### Stated exercise
Set the listing down again exactly, please, apart from its pictures.

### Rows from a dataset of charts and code
------------------------------------------------------------------------
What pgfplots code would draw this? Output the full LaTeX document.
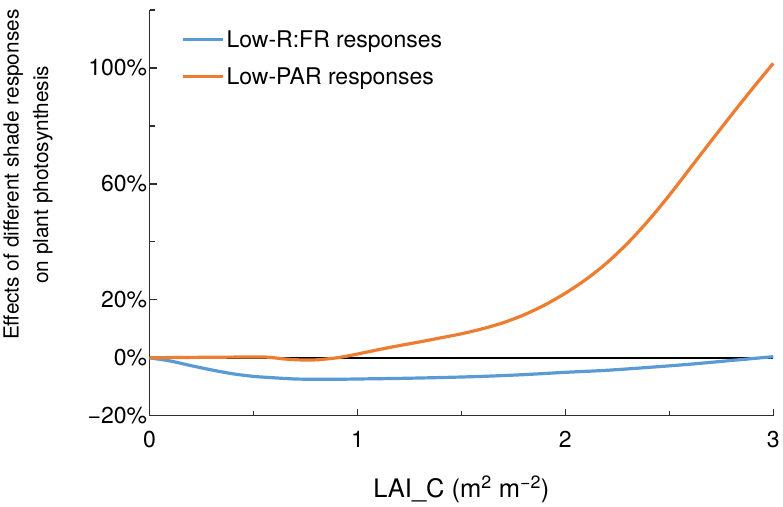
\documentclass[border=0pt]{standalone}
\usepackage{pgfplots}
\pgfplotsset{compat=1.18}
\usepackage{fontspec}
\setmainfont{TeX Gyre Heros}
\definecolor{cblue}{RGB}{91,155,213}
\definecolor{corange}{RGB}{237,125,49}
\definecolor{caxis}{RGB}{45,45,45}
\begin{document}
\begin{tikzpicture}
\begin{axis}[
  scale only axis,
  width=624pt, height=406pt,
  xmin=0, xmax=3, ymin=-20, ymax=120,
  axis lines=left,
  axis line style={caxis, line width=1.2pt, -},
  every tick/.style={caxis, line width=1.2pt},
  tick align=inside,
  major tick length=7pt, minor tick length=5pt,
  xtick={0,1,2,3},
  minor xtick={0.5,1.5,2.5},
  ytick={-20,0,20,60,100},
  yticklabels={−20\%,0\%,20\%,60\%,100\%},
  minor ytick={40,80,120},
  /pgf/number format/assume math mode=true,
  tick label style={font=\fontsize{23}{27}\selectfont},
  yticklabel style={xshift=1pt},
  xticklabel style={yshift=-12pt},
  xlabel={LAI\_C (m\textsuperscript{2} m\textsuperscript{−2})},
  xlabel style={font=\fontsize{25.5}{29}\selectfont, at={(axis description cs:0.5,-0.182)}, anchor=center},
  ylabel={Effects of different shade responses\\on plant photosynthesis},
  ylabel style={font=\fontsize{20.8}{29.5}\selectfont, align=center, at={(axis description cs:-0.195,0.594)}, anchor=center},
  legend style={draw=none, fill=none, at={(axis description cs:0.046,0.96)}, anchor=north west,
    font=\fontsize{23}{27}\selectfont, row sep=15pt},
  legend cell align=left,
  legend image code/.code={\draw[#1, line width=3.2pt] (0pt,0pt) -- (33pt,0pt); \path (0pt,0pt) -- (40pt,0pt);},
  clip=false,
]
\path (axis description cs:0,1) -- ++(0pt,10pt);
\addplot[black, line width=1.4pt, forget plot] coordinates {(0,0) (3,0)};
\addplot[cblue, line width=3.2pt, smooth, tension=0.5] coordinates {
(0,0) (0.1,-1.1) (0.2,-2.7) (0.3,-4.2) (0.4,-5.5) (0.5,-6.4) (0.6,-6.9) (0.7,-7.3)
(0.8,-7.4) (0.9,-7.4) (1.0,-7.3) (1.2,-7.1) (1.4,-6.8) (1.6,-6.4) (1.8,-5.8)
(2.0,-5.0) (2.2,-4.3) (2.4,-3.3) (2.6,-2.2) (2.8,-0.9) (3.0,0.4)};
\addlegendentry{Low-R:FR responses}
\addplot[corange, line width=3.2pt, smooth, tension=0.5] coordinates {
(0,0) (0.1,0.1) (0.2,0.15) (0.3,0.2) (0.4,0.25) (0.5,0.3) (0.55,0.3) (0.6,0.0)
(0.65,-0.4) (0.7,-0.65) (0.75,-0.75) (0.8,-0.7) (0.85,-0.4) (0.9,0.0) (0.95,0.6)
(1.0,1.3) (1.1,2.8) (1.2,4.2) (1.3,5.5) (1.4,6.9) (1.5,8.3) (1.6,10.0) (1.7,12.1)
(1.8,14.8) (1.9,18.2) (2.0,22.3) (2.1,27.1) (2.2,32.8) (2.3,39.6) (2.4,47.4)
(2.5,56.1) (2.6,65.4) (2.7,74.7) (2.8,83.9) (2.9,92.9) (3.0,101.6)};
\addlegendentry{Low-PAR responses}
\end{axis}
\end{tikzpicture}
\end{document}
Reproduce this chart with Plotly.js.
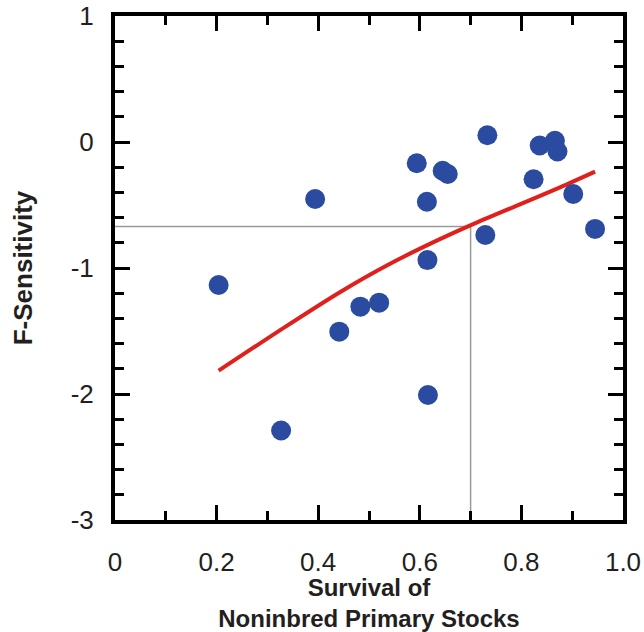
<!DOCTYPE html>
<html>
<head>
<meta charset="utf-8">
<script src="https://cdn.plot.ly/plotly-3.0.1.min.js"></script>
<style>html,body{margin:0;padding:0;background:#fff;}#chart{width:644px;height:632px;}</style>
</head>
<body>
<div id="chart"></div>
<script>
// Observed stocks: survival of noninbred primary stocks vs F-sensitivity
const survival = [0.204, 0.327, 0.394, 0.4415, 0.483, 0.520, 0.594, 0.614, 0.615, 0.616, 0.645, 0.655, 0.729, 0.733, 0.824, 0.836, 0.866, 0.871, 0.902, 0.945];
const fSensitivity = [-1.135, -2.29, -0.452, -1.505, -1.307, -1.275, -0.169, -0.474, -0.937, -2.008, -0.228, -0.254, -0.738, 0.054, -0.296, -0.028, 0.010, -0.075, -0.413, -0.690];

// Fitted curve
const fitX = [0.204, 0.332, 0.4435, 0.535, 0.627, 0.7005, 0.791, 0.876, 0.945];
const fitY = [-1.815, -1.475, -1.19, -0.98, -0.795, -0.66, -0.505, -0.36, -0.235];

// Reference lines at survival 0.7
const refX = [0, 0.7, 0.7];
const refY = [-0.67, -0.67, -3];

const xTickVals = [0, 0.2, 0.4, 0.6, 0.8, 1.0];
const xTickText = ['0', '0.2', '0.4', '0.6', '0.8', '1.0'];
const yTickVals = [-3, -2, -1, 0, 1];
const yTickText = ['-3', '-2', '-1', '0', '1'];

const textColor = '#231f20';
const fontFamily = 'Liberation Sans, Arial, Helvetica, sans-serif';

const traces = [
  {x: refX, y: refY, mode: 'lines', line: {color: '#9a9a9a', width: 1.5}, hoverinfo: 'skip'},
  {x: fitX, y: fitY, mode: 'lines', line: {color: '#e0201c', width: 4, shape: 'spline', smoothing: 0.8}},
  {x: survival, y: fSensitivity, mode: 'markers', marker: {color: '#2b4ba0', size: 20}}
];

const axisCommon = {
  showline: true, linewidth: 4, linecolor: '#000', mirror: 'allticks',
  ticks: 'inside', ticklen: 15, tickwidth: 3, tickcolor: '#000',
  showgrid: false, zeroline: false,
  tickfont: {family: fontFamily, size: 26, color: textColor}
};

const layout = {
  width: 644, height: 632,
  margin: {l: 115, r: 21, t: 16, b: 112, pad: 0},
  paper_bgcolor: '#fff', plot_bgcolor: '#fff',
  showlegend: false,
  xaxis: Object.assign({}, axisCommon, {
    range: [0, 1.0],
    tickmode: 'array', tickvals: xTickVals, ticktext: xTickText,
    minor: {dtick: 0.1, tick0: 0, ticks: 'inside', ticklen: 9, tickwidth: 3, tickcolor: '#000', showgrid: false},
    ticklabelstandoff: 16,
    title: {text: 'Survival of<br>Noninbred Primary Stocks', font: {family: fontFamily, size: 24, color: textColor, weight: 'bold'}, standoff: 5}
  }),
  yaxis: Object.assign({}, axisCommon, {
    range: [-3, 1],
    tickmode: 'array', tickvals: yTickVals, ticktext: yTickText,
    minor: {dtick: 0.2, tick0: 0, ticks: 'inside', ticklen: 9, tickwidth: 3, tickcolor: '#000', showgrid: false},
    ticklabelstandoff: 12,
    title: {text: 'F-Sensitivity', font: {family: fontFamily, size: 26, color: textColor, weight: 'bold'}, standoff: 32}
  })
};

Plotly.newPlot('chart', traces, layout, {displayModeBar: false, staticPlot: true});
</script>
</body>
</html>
------------------------------------------------------------------------
### Exercise output
What pgfplots code would draw this? Output the full LaTeX document.
\documentclass[border=0pt]{standalone}
\usepackage{pgfplots}
\pgfplotsset{compat=1.18}
\usepackage{fontspec}
\setmainfont{TeX Gyre Heros}
\definecolor{cblue}{RGB}{91,155,213}
\definecolor{corange}{RGB}{237,125,49}
\definecolor{caxis}{RGB}{45,45,45}
\begin{document}
\begin{tikzpicture}
\begin{axis}[
  scale only axis,
  width=624pt, height=406pt,
  xmin=0, xmax=3, ymin=-20, ymax=120,
  axis lines=left,
  axis line style={caxis, line width=1.2pt, -},
  every tick/.style={caxis, line width=1.2pt},
  tick align=inside,
  major tick length=7pt, minor tick length=5pt,
  xtick={0,1,2,3},
  minor xtick={0.5,1.5,2.5},
  ytick={-20,0,20,60,100},
  yticklabels={−20\%,0\%,20\%,60\%,100\%},
  minor ytick={40,80,120},
  /pgf/number format/assume math mode=true,
  tick label style={font=\fontsize{23}{27}\selectfont},
  yticklabel style={xshift=1pt},
  xticklabel style={yshift=-12pt},
  xlabel={LAI\_C (m\textsuperscript{2} m\textsuperscript{−2})},
  xlabel style={font=\fontsize{25.5}{29}\selectfont, at={(axis description cs:0.5,-0.182)}, anchor=center},
  ylabel={Effects of different shade responses\\on plant photosynthesis},
  ylabel style={font=\fontsize{20.8}{29.5}\selectfont, align=center, at={(axis description cs:-0.195,0.594)}, anchor=center},
  legend style={draw=none, fill=none, at={(axis description cs:0.046,0.96)}, anchor=north west,
    font=\fontsize{23}{27}\selectfont, row sep=15pt},
  legend cell align=left,
  legend image code/.code={\draw[#1, line width=3.2pt] (0pt,0pt) -- (33pt,0pt); \path (0pt,0pt) -- (40pt,0pt);},
  clip=false,
]
\path (axis description cs:0,1) -- ++(0pt,10pt);
\addplot[black, line width=1.4pt, forget plot] coordinates {(0,0) (3,0)};
\addplot[cblue, line width=3.2pt, smooth, tension=0.5] coordinates {
(0,0) (0.1,-1.1) (0.2,-2.7) (0.3,-4.2) (0.4,-5.5) (0.5,-6.4) (0.6,-6.9) (0.7,-7.3)
(0.8,-7.4) (0.9,-7.4) (1.0,-7.3) (1.2,-7.1) (1.4,-6.8) (1.6,-6.4) (1.8,-5.8)
(2.0,-5.0) (2.2,-4.3) (2.4,-3.3) (2.6,-2.2) (2.8,-0.9) (3.0,0.4)};
\addlegendentry{Low-R:FR responses}
\addplot[corange, line width=3.2pt, smooth, tension=0.5] coordinates {
(0,0) (0.1,0.1) (0.2,0.15) (0.3,0.2) (0.4,0.25) (0.5,0.3) (0.55,0.3) (0.6,0.0)
(0.65,-0.4) (0.7,-0.65) (0.75,-0.75) (0.8,-0.7) (0.85,-0.4) (0.9,0.0) (0.95,0.6)
(1.0,1.3) (1.1,2.8) (1.2,4.2) (1.3,5.5) (1.4,6.9) (1.5,8.3) (1.6,10.0) (1.7,12.1)
(1.8,14.8) (1.9,18.2) (2.0,22.3) (2.1,27.1) (2.2,32.8) (2.3,39.6) (2.4,47.4)
(2.5,56.1) (2.6,65.4) (2.7,74.7) (2.8,83.9) (2.9,92.9) (3.0,101.6)};
\addlegendentry{Low-PAR responses}
\end{axis}
\end{tikzpicture}
\end{document}
Reproduce this chart with Plotly.js.
<!DOCTYPE html>
<html>
<head>
<meta charset="utf-8">
<script src="https://cdn.plot.ly/plotly-3.0.1.min.js"></script>
<style>html,body{margin:0;padding:0;background:#fff;}#chart{width:644px;height:632px;}</style>
</head>
<body>
<div id="chart"></div>
<script>
// Observed stocks: survival of noninbred primary stocks vs F-sensitivity
const survival = [0.204, 0.327, 0.394, 0.4415, 0.483, 0.520, 0.594, 0.614, 0.615, 0.616, 0.645, 0.655, 0.729, 0.733, 0.824, 0.836, 0.866, 0.871, 0.902, 0.945];
const fSensitivity = [-1.135, -2.29, -0.452, -1.505, -1.307, -1.275, -0.169, -0.474, -0.937, -2.008, -0.228, -0.254, -0.738, 0.054, -0.296, -0.028, 0.010, -0.075, -0.413, -0.690];

// Fitted curve
const fitX = [0.204, 0.332, 0.4435, 0.535, 0.627, 0.7005, 0.791, 0.876, 0.945];
const fitY = [-1.815, -1.475, -1.19, -0.98, -0.795, -0.66, -0.505, -0.36, -0.235];

// Reference lines at survival 0.7
const refX = [0, 0.7, 0.7];
const refY = [-0.67, -0.67, -3];

const xTickVals = [0, 0.2, 0.4, 0.6, 0.8, 1.0];
const xTickText = ['0', '0.2', '0.4', '0.6', '0.8', '1.0'];
const yTickVals = [-3, -2, -1, 0, 1];
const yTickText = ['-3', '-2', '-1', '0', '1'];

const textColor = '#231f20';
const fontFamily = 'Liberation Sans, Arial, Helvetica, sans-serif';

const traces = [
  {x: refX, y: refY, mode: 'lines', line: {color: '#9a9a9a', width: 1.5}, hoverinfo: 'skip'},
  {x: fitX, y: fitY, mode: 'lines', line: {color: '#e0201c', width: 4, shape: 'spline', smoothing: 0.8}},
  {x: survival, y: fSensitivity, mode: 'markers', marker: {color: '#2b4ba0', size: 20}}
];

const axisCommon = {
  showline: true, linewidth: 4, linecolor: '#000', mirror: 'allticks',
  ticks: 'inside', ticklen: 15, tickwidth: 3, tickcolor: '#000',
  showgrid: false, zeroline: false,
  tickfont: {family: fontFamily, size: 26, color: textColor}
};

const layout = {
  width: 644, height: 632,
  margin: {l: 115, r: 21, t: 16, b: 112, pad: 0},
  paper_bgcolor: '#fff', plot_bgcolor: '#fff',
  showlegend: false,
  xaxis: Object.assign({}, axisCommon, {
    range: [0, 1.0],
    tickmode: 'array', tickvals: xTickVals, ticktext: xTickText,
    minor: {dtick: 0.1, tick0: 0, ticks: 'inside', ticklen: 9, tickwidth: 3, tickcolor: '#000', showgrid: false},
    ticklabelstandoff: 16,
    title: {text: 'Survival of<br>Noninbred Primary Stocks', font: {family: fontFamily, size: 24, color: textColor, weight: 'bold'}, standoff: 5}
  }),
  yaxis: Object.assign({}, axisCommon, {
    range: [-3, 1],
    tickmode: 'array', tickvals: yTickVals, ticktext: yTickText,
    minor: {dtick: 0.2, tick0: 0, ticks: 'inside', ticklen: 9, tickwidth: 3, tickcolor: '#000', showgrid: false},
    ticklabelstandoff: 12,
    title: {text: 'F-Sensitivity', font: {family: fontFamily, size: 26, color: textColor, weight: 'bold'}, standoff: 32}
  })
};

Plotly.newPlot('chart', traces, layout, {displayModeBar: false, staticPlot: true});
</script>
</body>
</html>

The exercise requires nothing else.